Nina Jensen, leader of WWF in Norway, insists that the government must take concrete action immediately to avoid the calamity and costs of ongoing climate change. PHOTO: WWF
Nina Jensen, leader of WWF in Norway, insists that the government must take concrete action immediately to avoid the calamity and costs of ongoing climate change. PHOTO: WWF

The new government “now must act immediately,” Jensen told NRK. “The UN report shows that climate change isn’t something that’s coming in the future,” she said. “It’s happening here and now and we must act. We simply can’t wait.”

Jensen is the sister of Norway’s new finance minister, Siv Jensen of the Progress Party, which has questioned climate change over the years. Even Nina Jensen was pleased by her sister’s support in mid-March of the oil field electrification plans and other plans to invest more of Norway’s giant sovereign wealth fund known as the “Oil Fund” in renewable energy projects and sustainable companies and projects in developing countries. “Norway must cut emissions here at home, but we must also play a role outside our own borders,” said Prime Minister Erna Solberg.
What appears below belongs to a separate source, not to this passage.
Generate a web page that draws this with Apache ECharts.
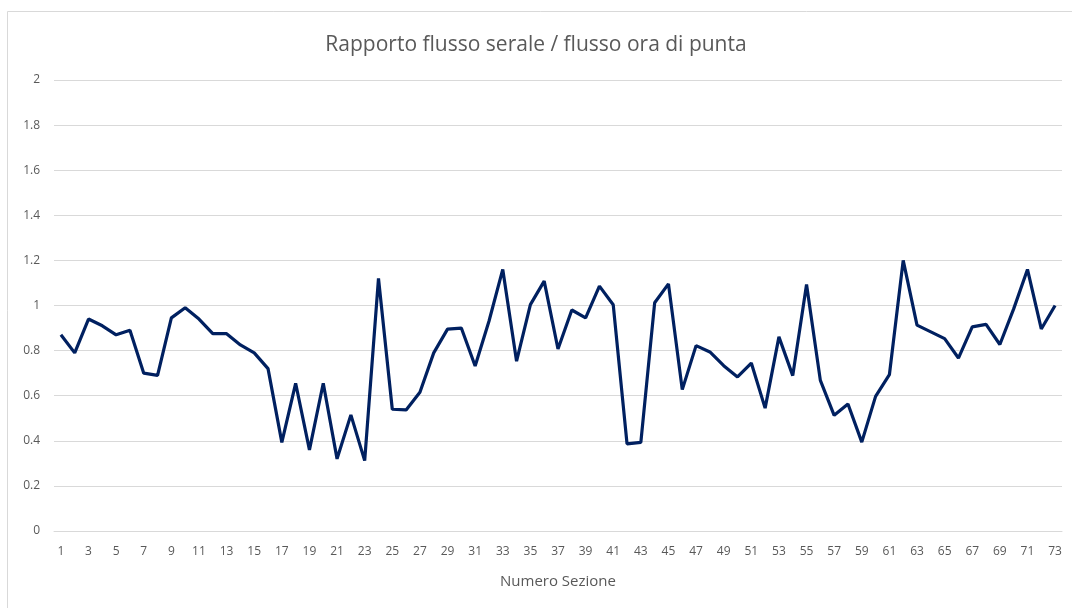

It didn’t take long, though, for Statoil to threaten that demands for full electrification of its oil fields in the Utsira area off the west coast of Rogaland (now called Johan Sverdrup, Ivar Aasen, Gina Krog and Edvard Grieg after historic figures in Norway) would lead to delays and billions of kroner in costs. Statoil had unveiled its own plans to partially electrify Utsira’s fields, but that didn’t satisfy either environmentalists or many politicians in Parliament.
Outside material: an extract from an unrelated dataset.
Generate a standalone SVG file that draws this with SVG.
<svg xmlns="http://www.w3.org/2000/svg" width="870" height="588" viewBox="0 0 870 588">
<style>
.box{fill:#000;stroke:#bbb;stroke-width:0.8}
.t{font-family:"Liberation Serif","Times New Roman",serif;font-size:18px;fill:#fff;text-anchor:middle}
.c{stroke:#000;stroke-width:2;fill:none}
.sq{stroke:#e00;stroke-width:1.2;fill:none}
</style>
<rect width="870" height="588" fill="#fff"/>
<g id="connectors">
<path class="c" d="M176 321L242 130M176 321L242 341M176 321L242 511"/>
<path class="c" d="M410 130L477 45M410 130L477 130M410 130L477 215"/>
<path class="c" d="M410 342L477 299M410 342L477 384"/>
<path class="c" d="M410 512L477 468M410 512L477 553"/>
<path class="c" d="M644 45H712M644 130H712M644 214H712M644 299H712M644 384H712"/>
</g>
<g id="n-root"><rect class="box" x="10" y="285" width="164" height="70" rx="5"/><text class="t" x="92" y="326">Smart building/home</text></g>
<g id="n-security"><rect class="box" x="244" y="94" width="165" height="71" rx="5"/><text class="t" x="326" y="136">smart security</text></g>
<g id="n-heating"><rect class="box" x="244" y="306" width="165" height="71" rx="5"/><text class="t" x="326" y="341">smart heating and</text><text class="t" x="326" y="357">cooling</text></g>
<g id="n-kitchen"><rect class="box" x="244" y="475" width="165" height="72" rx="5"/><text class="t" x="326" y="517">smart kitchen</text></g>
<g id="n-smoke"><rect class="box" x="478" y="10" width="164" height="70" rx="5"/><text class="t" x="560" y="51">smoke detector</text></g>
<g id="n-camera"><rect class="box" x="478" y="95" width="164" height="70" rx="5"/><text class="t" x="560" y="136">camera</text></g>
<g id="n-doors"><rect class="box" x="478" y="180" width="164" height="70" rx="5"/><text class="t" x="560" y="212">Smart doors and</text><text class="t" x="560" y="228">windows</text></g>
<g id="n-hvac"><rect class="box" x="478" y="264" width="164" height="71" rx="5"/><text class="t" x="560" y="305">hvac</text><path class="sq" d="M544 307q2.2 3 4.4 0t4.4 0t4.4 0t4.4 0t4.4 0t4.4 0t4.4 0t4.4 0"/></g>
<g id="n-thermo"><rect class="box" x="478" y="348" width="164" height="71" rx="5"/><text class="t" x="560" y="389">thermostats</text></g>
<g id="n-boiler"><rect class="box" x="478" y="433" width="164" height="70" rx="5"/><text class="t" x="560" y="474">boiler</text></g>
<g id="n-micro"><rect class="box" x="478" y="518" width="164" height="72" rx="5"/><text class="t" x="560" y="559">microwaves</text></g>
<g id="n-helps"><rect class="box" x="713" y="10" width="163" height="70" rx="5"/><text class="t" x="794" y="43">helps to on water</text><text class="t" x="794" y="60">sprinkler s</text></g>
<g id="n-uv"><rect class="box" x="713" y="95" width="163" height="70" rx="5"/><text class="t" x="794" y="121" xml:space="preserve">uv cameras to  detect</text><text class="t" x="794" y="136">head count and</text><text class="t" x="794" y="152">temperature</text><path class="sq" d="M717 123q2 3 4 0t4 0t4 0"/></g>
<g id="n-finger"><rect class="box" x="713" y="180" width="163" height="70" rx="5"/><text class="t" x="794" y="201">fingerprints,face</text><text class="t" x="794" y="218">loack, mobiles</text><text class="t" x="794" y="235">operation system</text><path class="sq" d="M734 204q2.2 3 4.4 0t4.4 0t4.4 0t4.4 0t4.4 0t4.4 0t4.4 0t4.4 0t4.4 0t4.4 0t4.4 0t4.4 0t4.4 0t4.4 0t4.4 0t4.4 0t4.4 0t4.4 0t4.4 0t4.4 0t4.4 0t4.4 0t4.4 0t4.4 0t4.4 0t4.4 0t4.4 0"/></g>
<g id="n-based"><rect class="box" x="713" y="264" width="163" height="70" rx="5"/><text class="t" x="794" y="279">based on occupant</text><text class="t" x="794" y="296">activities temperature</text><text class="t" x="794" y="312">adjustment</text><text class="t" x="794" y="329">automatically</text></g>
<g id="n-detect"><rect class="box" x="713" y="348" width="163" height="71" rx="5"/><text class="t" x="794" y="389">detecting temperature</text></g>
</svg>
Now environmental leaders like Lars Haltbrekken of Norges Naturvernforbund (Friends of the Earth in Norway), Rasmus Hansson, a Member of Parliament for the Greens Party (Miljøpartiet De Grønne) and Janne Stene of Bellona are disappointed the government isn’t quickly getting more aggressive and coming up with more concrete measures to cut emissions. They agree with Nina Jensen that the efforts of world leaders as well “haven’t met the size of the problem.”
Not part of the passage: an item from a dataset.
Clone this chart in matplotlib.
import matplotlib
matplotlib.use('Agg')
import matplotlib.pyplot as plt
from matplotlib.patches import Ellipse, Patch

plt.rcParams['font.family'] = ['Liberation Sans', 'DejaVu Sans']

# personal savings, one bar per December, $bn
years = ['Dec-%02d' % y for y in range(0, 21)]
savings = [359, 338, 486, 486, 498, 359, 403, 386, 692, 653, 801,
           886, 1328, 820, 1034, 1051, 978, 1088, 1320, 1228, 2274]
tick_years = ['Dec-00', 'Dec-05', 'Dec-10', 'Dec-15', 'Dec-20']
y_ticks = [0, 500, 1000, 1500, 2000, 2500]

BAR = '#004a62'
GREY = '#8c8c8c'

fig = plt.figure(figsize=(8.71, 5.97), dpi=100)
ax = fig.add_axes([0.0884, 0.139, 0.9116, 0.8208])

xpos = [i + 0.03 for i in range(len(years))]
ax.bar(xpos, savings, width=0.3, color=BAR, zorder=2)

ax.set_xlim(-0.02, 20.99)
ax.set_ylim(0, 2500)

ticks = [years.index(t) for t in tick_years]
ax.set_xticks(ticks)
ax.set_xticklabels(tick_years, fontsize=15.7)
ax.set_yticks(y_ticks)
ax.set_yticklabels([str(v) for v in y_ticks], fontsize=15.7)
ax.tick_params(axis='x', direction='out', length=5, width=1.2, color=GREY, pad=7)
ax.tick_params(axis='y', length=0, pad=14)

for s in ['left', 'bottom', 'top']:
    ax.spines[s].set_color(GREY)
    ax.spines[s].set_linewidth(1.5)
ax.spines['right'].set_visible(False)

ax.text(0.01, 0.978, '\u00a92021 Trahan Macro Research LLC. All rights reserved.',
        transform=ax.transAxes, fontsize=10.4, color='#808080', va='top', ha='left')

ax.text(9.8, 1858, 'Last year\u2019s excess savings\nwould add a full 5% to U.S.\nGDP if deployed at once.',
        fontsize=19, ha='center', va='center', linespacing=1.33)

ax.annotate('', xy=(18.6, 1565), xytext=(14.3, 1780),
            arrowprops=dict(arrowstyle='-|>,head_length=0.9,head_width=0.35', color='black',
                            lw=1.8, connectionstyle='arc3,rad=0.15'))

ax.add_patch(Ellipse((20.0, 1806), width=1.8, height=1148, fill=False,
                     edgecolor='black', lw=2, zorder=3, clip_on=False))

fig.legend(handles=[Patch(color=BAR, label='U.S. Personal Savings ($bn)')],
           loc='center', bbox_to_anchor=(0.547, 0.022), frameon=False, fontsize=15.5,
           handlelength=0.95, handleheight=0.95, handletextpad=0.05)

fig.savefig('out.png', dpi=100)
Tine Sundtoft from the Conservative Party is Norway's new government minister in charge of climate and environmental issues. She took receipt of the UN's new ominous report on climate change, but was also the target of criticism for failing to take enough concrete measures to cut Norway's emissions. PHOTO: Klima- og Miljødepartementet
Tine Sundtoft from the Conservative Party is Norway’s new government minister in charge of climate and environmental issues. She took receipt of the UN’s new ominous report on climate change, but was also the target of criticism for failing to take enough concrete measures to cut Norway’s emissions. PHOTO: Klima- og Miljødepartementet

Norway’s new minister for climate and environmental issues, Tine Sundtoft of the Conservatives (Høyre), officially took receipt of the new UN report on climate change Monday and said she would try to avoid its warnings of crisis by continuing to improve Norway’s train lines to get more cars and trucks off the road, supporting more public transportation projects, phasing out oil-fueled heating in Norway, helping local governments become more climate friendly and creating a “green tax commission” that would have a goal of making it “more expensive to pollute and less expensive to make environmentally friendly choices.”

Jensen and most of her environmental colleagues wanted more concrete measures from Sundtoft to cut Norway’s emissions. Meanwhile, Sundtoft’s colleague, Oil and Energy Minister Tord Lien, still supports oil and gas exploration in the Arctic while the state Norwegian Environment Agency (Miljødirektoratet) wants to halt all drilling in the Barents Sea. Lien also formally opened a new oil research center at the University of Stavanger last week, which aims to help exploit even more oil resources from the Norwegian Continental shelf.

All talk, no action
This why those seriously worried about the floods, famines, destructive storms and other calamities linked to climate change question the Norwegian government’s commitment to reverse it. There’s been a lot of talk and little action over the years, they argue.

Meanwhile, the Jensen sisters may move from years of family quarrels over climate issues to more hugs like those seen earlier this month when the government goals were announced. Statoil executives, moreover, may need to follow the wishes of representatives for their largest shareholders. All the anti-emission measures that may be forced on individuals in Norway won’t come close, experts warn, to having the same effect as a firm clampdown on emissions by the oil industry.